The Mull of Galloway, Winter 2018

It’s winter, the forecasts are spelling freezing temperatures with ice in Cumbria, and you have a long weekend in front of you. Where do you go?

To the Scottish coast. Obviously.

The Mull of Galloway is the southernmost point of the peninsula known as the Rhins of Galloway in Southwest Scotland. Consequently, it is also the southernmost point of Scotland itself. “Rhins” comes from rionn/rinn, meaning a point or promontory.

We stayed in Portpatrick, a pretty little coastal village that sits halfway up the Rhins of Galloway. North of our residence at Portpatrick we hiked the Southern Upland Way towards Killantringan Lighthouse; a bonny 19th-century building set in spectacular cliffs and inlets, battered by the North Channel of the Irish Sea. The name comes from the Gaelic Cill shaint Ringain, meaning “St. Ringan’s chapel”.

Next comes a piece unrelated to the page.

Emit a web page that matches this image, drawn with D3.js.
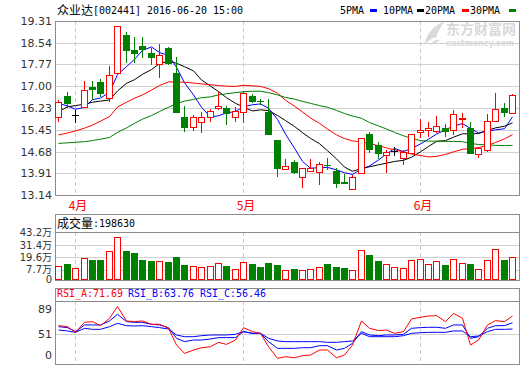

Half a mile south of Portpatrick we took an enjoyable clifftop hike to the ruins of Dunskey Castle, a 12th-century tower house perched perilously close to the edge of the sheer cliffs of Castle Point. Unfortunately the ruins are closed off to the public as they sit on private land.

But undoubtedly the highlight of the trip was the Mull of Galloway, a wild and unspoilt headland featuring sheer cliffs, jagged sea stacks, leagues of views, abundant wildlife, and a famous now-automated lighthouse. Here the cliffs are sheer and drop a staggering 239ft. But more impressive than their height is their colour, a dazzling display of mustard yellow, burnt umber, emerald green, and ruby red. This is the combination of the cliffs’ composition from quartz, calcite, and baryte covered in lichen and moss.

“Mull” is the anglicised version of the Gaelic word Maol meaning a rounded hill, summit, or mountain, bare of trees. “Galloway” comes from the Gaelic i nGall Gaidhealaib meaning “amongst the Gall Gaidheil.” The Gall Gaidheil, literally meaning “Stranger-Gaidheil” or “Foreign-Gaul/Gael”, refers to a population of mixed Norse and Gaelic ethnicity that inhabited Galloway in the Middle Ages.